A story, a piece of history, a real life factual account, must by its very nature have consistency, internal coherence as a feature.
No. That is the huge mistake that amateur historians make. Historical accounts of true events are always inconsistent, often on critical points. In fact, an abnormally high degree of consistency among different accounts of the same event is generally taken to mean that the "separate" witnesses have colluded on a story, also mistakenly believing that they won't testify credibly unless their stories match faithfully.
My analysis of the Apollo 11 Mission Report document below will be difficult for some.
You wrongly assume that people believe in Apollo because of some romantic devotion. People believe in Apollo because that's where the multitude of facts point. Look at this thread. You don't see people wringing their hands and lamenting the attack upon a cherished belief. Instead you see people pointing out how the facts support their belief, not yours. You don't get to pretend that your opponents are arguing emotionally when they patently are not.

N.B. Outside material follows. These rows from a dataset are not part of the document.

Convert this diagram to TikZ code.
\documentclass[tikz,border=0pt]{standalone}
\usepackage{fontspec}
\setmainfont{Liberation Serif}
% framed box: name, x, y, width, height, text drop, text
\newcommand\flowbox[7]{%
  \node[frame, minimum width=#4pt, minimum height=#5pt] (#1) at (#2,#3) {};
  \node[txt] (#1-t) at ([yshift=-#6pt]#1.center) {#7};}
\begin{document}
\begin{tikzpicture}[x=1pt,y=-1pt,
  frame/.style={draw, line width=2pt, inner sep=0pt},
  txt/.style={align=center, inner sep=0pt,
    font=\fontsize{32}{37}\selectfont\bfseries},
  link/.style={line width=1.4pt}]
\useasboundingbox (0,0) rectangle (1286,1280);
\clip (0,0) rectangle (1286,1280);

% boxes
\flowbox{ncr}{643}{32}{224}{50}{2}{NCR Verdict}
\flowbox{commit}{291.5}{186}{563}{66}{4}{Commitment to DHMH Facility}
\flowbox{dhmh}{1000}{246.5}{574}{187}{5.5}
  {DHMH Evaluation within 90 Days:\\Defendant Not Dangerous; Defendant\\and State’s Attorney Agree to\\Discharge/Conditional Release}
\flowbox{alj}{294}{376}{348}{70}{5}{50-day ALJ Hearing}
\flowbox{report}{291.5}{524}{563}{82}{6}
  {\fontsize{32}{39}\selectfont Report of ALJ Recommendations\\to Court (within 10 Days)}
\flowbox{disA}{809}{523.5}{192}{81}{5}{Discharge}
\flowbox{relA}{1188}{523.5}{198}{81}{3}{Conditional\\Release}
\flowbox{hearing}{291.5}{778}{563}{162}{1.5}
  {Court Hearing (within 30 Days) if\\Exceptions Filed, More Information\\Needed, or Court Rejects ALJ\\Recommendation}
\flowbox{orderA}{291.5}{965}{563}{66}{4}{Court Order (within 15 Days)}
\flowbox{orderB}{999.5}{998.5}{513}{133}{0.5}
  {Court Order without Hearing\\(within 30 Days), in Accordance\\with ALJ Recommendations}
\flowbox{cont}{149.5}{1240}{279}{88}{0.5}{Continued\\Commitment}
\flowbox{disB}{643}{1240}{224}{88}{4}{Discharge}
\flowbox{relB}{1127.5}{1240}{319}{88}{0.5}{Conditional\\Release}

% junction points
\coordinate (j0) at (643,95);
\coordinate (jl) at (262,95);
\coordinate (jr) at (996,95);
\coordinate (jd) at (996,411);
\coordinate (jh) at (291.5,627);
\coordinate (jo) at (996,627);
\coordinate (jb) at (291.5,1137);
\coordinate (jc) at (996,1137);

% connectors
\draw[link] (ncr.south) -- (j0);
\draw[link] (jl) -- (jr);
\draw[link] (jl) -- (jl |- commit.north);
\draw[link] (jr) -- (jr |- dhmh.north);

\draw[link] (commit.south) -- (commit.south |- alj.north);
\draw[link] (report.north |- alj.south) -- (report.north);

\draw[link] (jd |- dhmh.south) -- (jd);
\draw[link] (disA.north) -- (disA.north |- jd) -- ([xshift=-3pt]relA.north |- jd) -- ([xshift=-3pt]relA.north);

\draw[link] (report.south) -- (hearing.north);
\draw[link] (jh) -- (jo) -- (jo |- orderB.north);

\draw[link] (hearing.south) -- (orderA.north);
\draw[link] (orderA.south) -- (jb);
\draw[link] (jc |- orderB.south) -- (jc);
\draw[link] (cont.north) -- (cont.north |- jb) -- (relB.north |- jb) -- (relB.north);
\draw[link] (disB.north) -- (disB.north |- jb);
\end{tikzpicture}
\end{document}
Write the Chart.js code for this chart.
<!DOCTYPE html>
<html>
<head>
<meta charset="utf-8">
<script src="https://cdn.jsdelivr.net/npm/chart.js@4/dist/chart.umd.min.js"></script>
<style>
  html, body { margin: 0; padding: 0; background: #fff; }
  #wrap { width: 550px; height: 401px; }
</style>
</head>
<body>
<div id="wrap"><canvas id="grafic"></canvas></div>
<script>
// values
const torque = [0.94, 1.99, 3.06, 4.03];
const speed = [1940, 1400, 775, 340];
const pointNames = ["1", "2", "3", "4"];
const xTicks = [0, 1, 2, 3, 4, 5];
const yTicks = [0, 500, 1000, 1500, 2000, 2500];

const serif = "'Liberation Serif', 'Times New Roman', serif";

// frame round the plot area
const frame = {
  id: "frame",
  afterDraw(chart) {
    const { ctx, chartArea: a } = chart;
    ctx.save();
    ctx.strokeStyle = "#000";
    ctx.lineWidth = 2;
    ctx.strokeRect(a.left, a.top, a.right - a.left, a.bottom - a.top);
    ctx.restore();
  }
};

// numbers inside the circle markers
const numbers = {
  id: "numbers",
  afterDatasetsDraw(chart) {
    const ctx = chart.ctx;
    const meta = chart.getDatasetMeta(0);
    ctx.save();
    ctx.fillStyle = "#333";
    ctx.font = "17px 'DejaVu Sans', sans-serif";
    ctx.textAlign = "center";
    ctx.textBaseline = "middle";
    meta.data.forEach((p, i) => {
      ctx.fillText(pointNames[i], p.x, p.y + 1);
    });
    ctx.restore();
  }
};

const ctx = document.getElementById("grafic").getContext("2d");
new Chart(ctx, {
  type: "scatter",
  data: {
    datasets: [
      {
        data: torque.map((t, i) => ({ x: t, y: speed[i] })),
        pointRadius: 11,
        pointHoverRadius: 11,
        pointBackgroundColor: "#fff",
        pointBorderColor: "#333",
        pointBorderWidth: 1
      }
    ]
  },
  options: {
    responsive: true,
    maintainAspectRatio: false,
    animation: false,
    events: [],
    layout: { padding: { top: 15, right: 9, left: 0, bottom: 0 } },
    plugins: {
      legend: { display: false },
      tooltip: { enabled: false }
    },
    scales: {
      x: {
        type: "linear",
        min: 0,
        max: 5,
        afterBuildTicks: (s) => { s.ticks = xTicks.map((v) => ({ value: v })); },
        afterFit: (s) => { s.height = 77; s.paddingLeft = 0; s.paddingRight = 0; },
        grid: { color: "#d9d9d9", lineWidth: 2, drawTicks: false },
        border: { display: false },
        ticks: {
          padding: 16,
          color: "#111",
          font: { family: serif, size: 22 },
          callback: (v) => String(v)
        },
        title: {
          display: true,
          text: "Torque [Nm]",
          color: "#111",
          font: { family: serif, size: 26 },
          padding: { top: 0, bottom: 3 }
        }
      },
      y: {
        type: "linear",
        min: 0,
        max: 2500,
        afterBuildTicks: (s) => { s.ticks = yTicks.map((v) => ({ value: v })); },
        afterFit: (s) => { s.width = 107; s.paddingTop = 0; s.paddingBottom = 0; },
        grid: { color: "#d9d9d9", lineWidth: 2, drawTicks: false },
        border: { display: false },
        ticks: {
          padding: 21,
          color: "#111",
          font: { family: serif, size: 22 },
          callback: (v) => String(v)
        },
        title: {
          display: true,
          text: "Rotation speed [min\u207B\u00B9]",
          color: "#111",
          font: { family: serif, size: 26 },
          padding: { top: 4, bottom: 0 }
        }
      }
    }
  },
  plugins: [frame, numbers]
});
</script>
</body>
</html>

It is harsh and devastating...
No, it's just wrong. And it's wrong now in exactly the same way it was wrong before when people refuted it.
So as tedious as the coordinate study and number crunching was/is, it all paid off.
Hogwash. You've simply established what was already known and accepted by Apollo practitioners and mainstream historians: that there is variance in the assessments of the landed LM's location.
Originally you tried to argue that this would have prevented them from rendezvousing with the CSM. But after I and other professional engineers laid bare your utter ignorance of how guidance systems worked, you've now shifted over into this new "historical inconsistency" line of attack.
Finally, I should like to remind the reader to keep in mind the intentional game of misdirection being played here, coordinates appearing in radian form, conventional decimal form, map lettering/numbering, with and without the trajectory to map conversion/correction factors.
No, you don't get to accuse others of misdirection just because you don't know how to read a map.
...one nevertheless anticipates reasonably good agreement with respect to the major features of a major story's telling.
No, that is the layman's misunderstanding of the study of history -- a wrong and oft-repeated mantra that has undone more than one lying witness.
Think carefully about the presentation above, utter coordinate chaos.
No, utter handwaving. Just because you cover your hand in a sequined glove before waving doesn't mean you have a case. You're desperately trying to manufacture a discrepancy so you can pat yourself on the back for your cleverness.
This stuff never happened. It quite simply doesn't add up.
No, you aren't the first to conjure up a standard of proof out of whole cloth solely for the purpose of showing how the facts don't measure up to it, and for no other purpose. The other times you tried to do this, you made the mistake of inventing a standard of proof that had objective flaws -- the medical condition of Apollo 8, the rendezvous problem on Apollo 11. And people more knowledgeable than you showed you at length why your standard of proof was ill-informed and unreasonable.
Now you've tried a "softer" approach, arguing that the study of history demands a certain consistency in its sources, and that the only explanation for inconsistency must be the assertive claim of fraud. You infer that your proposed standard of authenticity arises naturally from the study of history and as such needs no explicit defense.
If you are simply following the natural conventions of historical scholarship, can you explain why professional space historians such as William Burroughs, Jeffrey Kluger, Andy Chaikin, and the Coxes -- ostensibly following your same natural standard -- reach such vastly different conclusions than you do? Isn't it more likely that your opinion differs not because you're the first scholar in four decades to see the light, but because you're the last to see it?